#### EXERCISE GOAL:
Can you transcribe the data exactly? Leave the pictures out.

———

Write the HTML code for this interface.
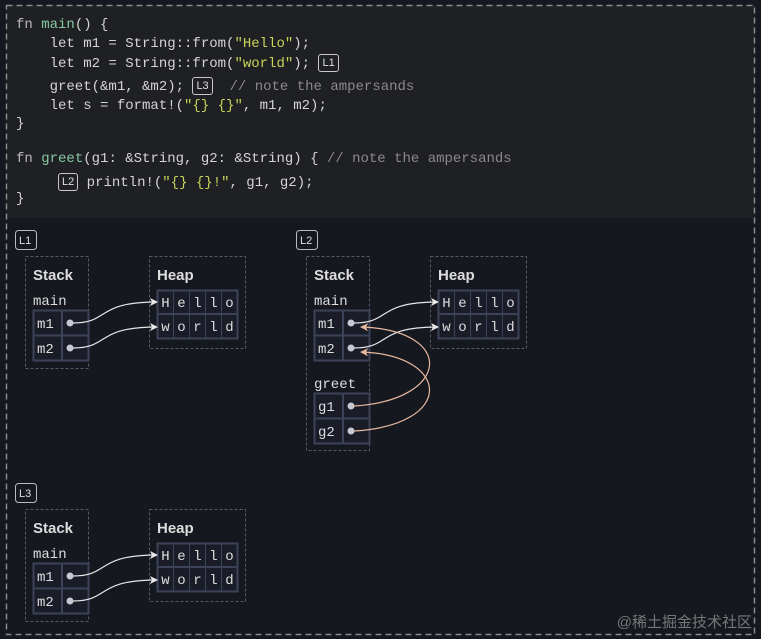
<!DOCTYPE html>
<html><head><meta charset="utf-8"><style>
html,body{margin:0;padding:0;background:#161820;width:761px;height:639px;overflow:hidden}
.code{position:absolute;left:6px;top:5px;width:749px;height:213px;background:#1f2023}
.l{position:absolute;left:16px;margin:0;white-space:pre;font:14px/20px "Liberation Mono",monospace;color:#d4d4d4}
.k{color:#b8b8b8}.f{color:#86c9a0}.s{color:#c9d35a}.c{color:#8a8a8a}
.b{display:inline-block;border:1px solid #c8c8c8;border-radius:3px;font:11px/16px "Liberation Sans",sans-serif;padding:0 3px;color:#ddd;vertical-align:1px}
svg{position:absolute;left:0;top:0}
</style></head><body>
<div class="code"></div>
<div class="l" style="top:15px"><span class="k">fn</span> <span class="f">main</span>() {</div>
<div class="l" style="top:34px">    let m1 = String::from(<span class="s">"Hello"</span>);</div>
<div class="l" style="top:54px">    let m2 = String::from(<span class="s">"world"</span>); <span class="b">L1</span></div>
<div class="l" style="top:77px">    greet(&amp;m1, &amp;m2); <span class="b">L3</span>  <span class="c">// note the ampersands</span></div>
<div class="l" style="top:96px">    let s = format!(<span class="s">"{} {}"</span>, m1, m2);</div>
<div class="l" style="top:114px">}</div>
<div class="l" style="top:149px"><span class="k">fn</span> <span class="f">greet</span>(g1: &amp;String, g2: &amp;String) { <span class="c">// note the ampersands</span></div>
<div class="l" style="top:173px">     <span class="b">L2</span> println!(<span class="s">"{} {}!"</span>, g1, g2);</div>
<div class="l" style="top:189px">}</div>
<svg width="761" height="639" font-family="Liberation Mono, monospace">
<defs>
<marker id="aw" markerWidth="8" markerHeight="8" refX="7" refY="4" orient="auto" markerUnits="userSpaceOnUse"><path d="M0,0 L8,4 L0,8 L2,4z" fill="#e8e8e8"/></marker>
<marker id="ap" markerWidth="8" markerHeight="8" refX="7" refY="4" orient="auto" markerUnits="userSpaceOnUse"><path d="M0,0 L8,4 L0,8 L2,4z" fill="#e8b9a0"/></marker>
<g id="inner">
<text x="33" y="280" font-family="Liberation Sans, sans-serif" font-weight="bold" font-size="15" fill="#ddd">Stack</text>
<text x="33" y="305" font-size="14" fill="#ddd">main</text>
<rect x="33.5" y="310.5" width="55" height="50" fill="#1a1d27" stroke="#3c4258" stroke-width="2"/>
<line x1="33" y1="335.5" x2="88" y2="335.5" stroke="#3c4258" stroke-width="2"/>
<line x1="62" y1="310" x2="62" y2="360" stroke="#3c4258" stroke-width="2"/>
<text x="37" y="328" font-size="14" fill="#ddd">m1</text>
<text x="37" y="353" font-size="14" fill="#ddd">m2</text>
<circle cx="70" cy="323" r="3.5" fill="#c8c8d0"/><circle cx="70" cy="348" r="3.5" fill="#c8c8d0"/>
</g>
<g id="blk">
<rect x="25.5" y="256.5" width="63" height="112" fill="none" stroke="#555a66" stroke-dasharray="3,2"/>
<use href="#inner"/>
</g>
<g id="hp">
<rect x="149.5" y="256.5" width="96" height="92" fill="none" stroke="#555a66" stroke-dasharray="3,2"/>
<text x="157" y="280" font-family="Liberation Sans, sans-serif" font-weight="bold" font-size="15" fill="#ddd">Heap</text>
<rect x="157.5" y="290.5" width="80" height="48" fill="#1a1d27" stroke="#3c4258" stroke-width="2"/>
<line x1="157" y1="314" x2="237" y2="314" stroke="#3c4258" stroke-width="2"/>
<g stroke="#3c4258" stroke-width="1"><line x1="173.5" y1="290" x2="173.5" y2="338"/><line x1="189.5" y1="290" x2="189.5" y2="338"/><line x1="205.5" y1="290" x2="205.5" y2="338"/><line x1="221.5" y1="290" x2="221.5" y2="338"/></g>
<g font-size="14" fill="#ddd" text-anchor="middle">
<text x="165.5" y="307">H</text><text x="181.5" y="307">e</text><text x="197.5" y="307">l</text><text x="213.5" y="307">l</text><text x="229.5" y="307">o</text>
<text x="165.5" y="331">w</text><text x="181.5" y="331">o</text><text x="197.5" y="331">r</text><text x="213.5" y="331">l</text><text x="229.5" y="331">d</text>
</g>
</g>
<g id="ar" fill="none" stroke="#e8e8e8" stroke-width="1.2">
<path d="M73,323 C110,323 95,302 157,302" marker-end="url(#aw)"/>
<path d="M73,348 C110,348 95,327 157,327" marker-end="url(#aw)"/>
</g>
</defs>
<g font-family="Liberation Sans, sans-serif" font-size="11" fill="#ddd">
<rect x="15.5" y="230.5" width="21" height="19" rx="3" fill="none" stroke="#bbb"/><text x="19" y="244">L1</text>
<rect x="296.5" y="230.5" width="21" height="19" rx="3" fill="none" stroke="#bbb"/><text x="300" y="244">L2</text>
<rect x="15.5" y="483.5" width="21" height="19" rx="3" fill="none" stroke="#bbb"/><text x="19" y="497">L3</text>
</g>
<use href="#blk"/><use href="#hp"/><use href="#ar"/>
<g transform="translate(0,253)"><use href="#blk"/><use href="#hp"/><use href="#ar"/></g>
<g transform="translate(281,0)">
<rect x="25.5" y="256.5" width="63" height="194" fill="none" stroke="#555a66" stroke-dasharray="3,2"/>
<use href="#inner"/>
<text x="33" y="388" font-size="14" fill="#ddd">greet</text>
<rect x="33.5" y="393.5" width="55" height="50" fill="#1a1d27" stroke="#3c4258" stroke-width="2"/>
<line x1="33" y1="418.5" x2="88" y2="418.5" stroke="#3c4258" stroke-width="2"/>
<line x1="62" y1="393" x2="62" y2="443" stroke="#3c4258" stroke-width="2"/>
<text x="37" y="411" font-size="14" fill="#ddd">g1</text>
<text x="37" y="436" font-size="14" fill="#ddd">g2</text>
<circle cx="70" cy="406" r="3.5" fill="#c8c8d0"/><circle cx="70" cy="431" r="3.5" fill="#c8c8d0"/>
<use href="#hp"/><use href="#ar"/>
<g fill="none" stroke="#e8b9a0" stroke-width="1.2">
<path d="M73,406 C170,400 175,330 80,327" marker-end="url(#ap)"/>
<path d="M73,431 C175,425 170,355 80,352" marker-end="url(#ap)"/>
</g>
</g>
<rect x="6.5" y="5.5" width="748" height="629" fill="none" stroke="#8a8a8a" stroke-width="1.5" stroke-dasharray="6,4"/>
<text x="752" y="627" text-anchor="end" font-family="Liberation Sans, Noto Sans CJK SC, sans-serif" font-size="15" fill="#777">@稀土掘金技术社区</text>
</svg>
</body></html>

———

#### REPLY:
Write the HTML code for this interface.
<!DOCTYPE html>
<html><head><meta charset="utf-8"><style>
html,body{margin:0;padding:0;background:#161820;width:761px;height:639px;overflow:hidden}
.code{position:absolute;left:6px;top:5px;width:749px;height:213px;background:#1f2023}
.l{position:absolute;left:16px;margin:0;white-space:pre;font:14px/20px "Liberation Mono",monospace;color:#d4d4d4}
.k{color:#b8b8b8}.f{color:#86c9a0}.s{color:#c9d35a}.c{color:#8a8a8a}
.b{display:inline-block;border:1px solid #c8c8c8;border-radius:3px;font:11px/16px "Liberation Sans",sans-serif;padding:0 3px;color:#ddd;vertical-align:1px}
svg{position:absolute;left:0;top:0}
</style></head><body>
<div class="code"></div>
<div class="l" style="top:15px"><span class="k">fn</span> <span class="f">main</span>() {</div>
<div class="l" style="top:34px">    let m1 = String::from(<span class="s">"Hello"</span>);</div>
<div class="l" style="top:54px">    let m2 = String::from(<span class="s">"world"</span>); <span class="b">L1</span></div>
<div class="l" style="top:77px">    greet(&amp;m1, &amp;m2); <span class="b">L3</span>  <span class="c">// note the ampersands</span></div>
<div class="l" style="top:96px">    let s = format!(<span class="s">"{} {}"</span>, m1, m2);</div>
<div class="l" style="top:114px">}</div>
<div class="l" style="top:149px"><span class="k">fn</span> <span class="f">greet</span>(g1: &amp;String, g2: &amp;String) { <span class="c">// note the ampersands</span></div>
<div class="l" style="top:173px">     <span class="b">L2</span> println!(<span class="s">"{} {}!"</span>, g1, g2);</div>
<div class="l" style="top:189px">}</div>
<svg width="761" height="639" font-family="Liberation Mono, monospace">
<defs>
<marker id="aw" markerWidth="8" markerHeight="8" refX="7" refY="4" orient="auto" markerUnits="userSpaceOnUse"><path d="M0,0 L8,4 L0,8 L2,4z" fill="#e8e8e8"/></marker>
<marker id="ap" markerWidth="8" markerHeight="8" refX="7" refY="4" orient="auto" markerUnits="userSpaceOnUse"><path d="M0,0 L8,4 L0,8 L2,4z" fill="#e8b9a0"/></marker>
<g id="inner">
<text x="33" y="280" font-family="Liberation Sans, sans-serif" font-weight="bold" font-size="15" fill="#ddd">Stack</text>
<text x="33" y="305" font-size="14" fill="#ddd">main</text>
<rect x="33.5" y="310.5" width="55" height="50" fill="#1a1d27" stroke="#3c4258" stroke-width="2"/>
<line x1="33" y1="335.5" x2="88" y2="335.5" stroke="#3c4258" stroke-width="2"/>
<line x1="62" y1="310" x2="62" y2="360" stroke="#3c4258" stroke-width="2"/>
<text x="37" y="328" font-size="14" fill="#ddd">m1</text>
<text x="37" y="353" font-size="14" fill="#ddd">m2</text>
<circle cx="70" cy="323" r="3.5" fill="#c8c8d0"/><circle cx="70" cy="348" r="3.5" fill="#c8c8d0"/>
</g>
<g id="blk">
<rect x="25.5" y="256.5" width="63" height="112" fill="none" stroke="#555a66" stroke-dasharray="3,2"/>
<use href="#inner"/>
</g>
<g id="hp">
<rect x="149.5" y="256.5" width="96" height="92" fill="none" stroke="#555a66" stroke-dasharray="3,2"/>
<text x="157" y="280" font-family="Liberation Sans, sans-serif" font-weight="bold" font-size="15" fill="#ddd">Heap</text>
<rect x="157.5" y="290.5" width="80" height="48" fill="#1a1d27" stroke="#3c4258" stroke-width="2"/>
<line x1="157" y1="314" x2="237" y2="314" stroke="#3c4258" stroke-width="2"/>
<g stroke="#3c4258" stroke-width="1"><line x1="173.5" y1="290" x2="173.5" y2="338"/><line x1="189.5" y1="290" x2="189.5" y2="338"/><line x1="205.5" y1="290" x2="205.5" y2="338"/><line x1="221.5" y1="290" x2="221.5" y2="338"/></g>
<g font-size="14" fill="#ddd" text-anchor="middle">
<text x="165.5" y="307">H</text><text x="181.5" y="307">e</text><text x="197.5" y="307">l</text><text x="213.5" y="307">l</text><text x="229.5" y="307">o</text>
<text x="165.5" y="331">w</text><text x="181.5" y="331">o</text><text x="197.5" y="331">r</text><text x="213.5" y="331">l</text><text x="229.5" y="331">d</text>
</g>
</g>
<g id="ar" fill="none" stroke="#e8e8e8" stroke-width="1.2">
<path d="M73,323 C110,323 95,302 157,302" marker-end="url(#aw)"/>
<path d="M73,348 C110,348 95,327 157,327" marker-end="url(#aw)"/>
</g>
</defs>
<g font-family="Liberation Sans, sans-serif" font-size="11" fill="#ddd">
<rect x="15.5" y="230.5" width="21" height="19" rx="3" fill="none" stroke="#bbb"/><text x="19" y="244">L1</text>
<rect x="296.5" y="230.5" width="21" height="19" rx="3" fill="none" stroke="#bbb"/><text x="300" y="244">L2</text>
<rect x="15.5" y="483.5" width="21" height="19" rx="3" fill="none" stroke="#bbb"/><text x="19" y="497">L3</text>
</g>
<use href="#blk"/><use href="#hp"/><use href="#ar"/>
<g transform="translate(0,253)"><use href="#blk"/><use href="#hp"/><use href="#ar"/></g>
<g transform="translate(281,0)">
<rect x="25.5" y="256.5" width="63" height="194" fill="none" stroke="#555a66" stroke-dasharray="3,2"/>
<use href="#inner"/>
<text x="33" y="388" font-size="14" fill="#ddd">greet</text>
<rect x="33.5" y="393.5" width="55" height="50" fill="#1a1d27" stroke="#3c4258" stroke-width="2"/>
<line x1="33" y1="418.5" x2="88" y2="418.5" stroke="#3c4258" stroke-width="2"/>
<line x1="62" y1="393" x2="62" y2="443" stroke="#3c4258" stroke-width="2"/>
<text x="37" y="411" font-size="14" fill="#ddd">g1</text>
<text x="37" y="436" font-size="14" fill="#ddd">g2</text>
<circle cx="70" cy="406" r="3.5" fill="#c8c8d0"/><circle cx="70" cy="431" r="3.5" fill="#c8c8d0"/>
<use href="#hp"/><use href="#ar"/>
<g fill="none" stroke="#e8b9a0" stroke-width="1.2">
<path d="M73,406 C170,400 175,330 80,327" marker-end="url(#ap)"/>
<path d="M73,431 C175,425 170,355 80,352" marker-end="url(#ap)"/>
</g>
</g>
<rect x="6.5" y="5.5" width="748" height="629" fill="none" stroke="#8a8a8a" stroke-width="1.5" stroke-dasharray="6,4"/>
<text x="752" y="627" text-anchor="end" font-family="Liberation Sans, Noto Sans CJK SC, sans-serif" font-size="15" fill="#777">@稀土掘金技术社区</text>
</svg>
</body></html>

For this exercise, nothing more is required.